The colors come from laser-induced oxidation on the TiAlN surface. The pristine TiAlN-TiN hybrid films behave as broadband absorbers, when producing a thin transparent oxide layer on the absorbers, the absorption spectra and thus the observed colors will be changed. By controlling the accumulated laser fluence to modulate the oxidation depth, Various vibrant colors, spanning from red, orange, yellow, green, blue to purple, can be observed.

More importantly, as these coatings are much thinner than the visible light wavelength, the phase accumulation due to the propagation through the film is small. Therefore, they display viewing angles-insensitive colors. The authors further explain the advantages of their technique from the standpoints of printing speed, durability and viewing angle dependence:

Such ultrathin films do not only significantly decrease the material cost and growth time, but also results in small dependence of colors on the incidence angles and runs against intuition given our everyday experience with thin film interfering colors.

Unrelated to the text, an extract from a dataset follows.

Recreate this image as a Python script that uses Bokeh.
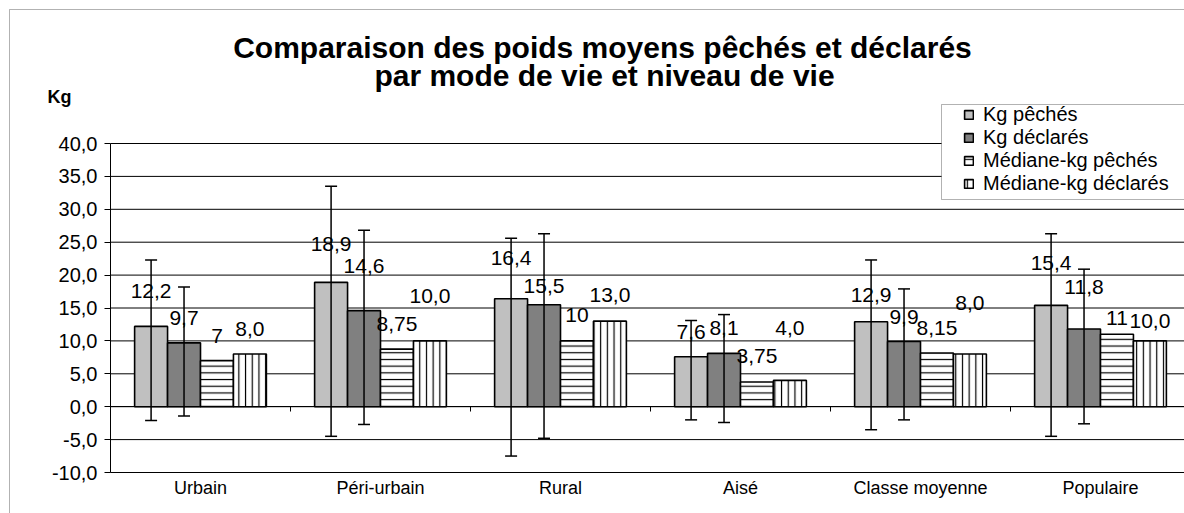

Using the conventional nanofabrication techniques to generate colorful patterns on thin film absorbers generally requires multiple steps of contact photolithography with alignment. However, a single step is sufficient printing colors by ultrafast lasers.

When using a high laser repetition rate of 175 kHz, the printing speed reaches to 10 cm2/s, and the highest printing resolution exceeds 10,000 dpi, which is one order of magnitude higher than the conventional inkjet printers.

We have also performed various aging tests for laser-written structural colors through ultraviolet light bleaching, salt fog and high-temperature high-humidity corrosion, and adhesion test. After exposing in these extreme environments for 120 h, the adhesion of the structural colors remains to be the highest level, and the caused color differences are fairly small.

In order to confirm that the printing processes are highly reproducible. The scientists have fabricated 64 identical samples, as shown in Figure 1. These samples have been selected as gifts for the first-year undergraduate students at Westlake University.

Figure 1. Photograph of 64 identical samples that are printed with the same laser parameters.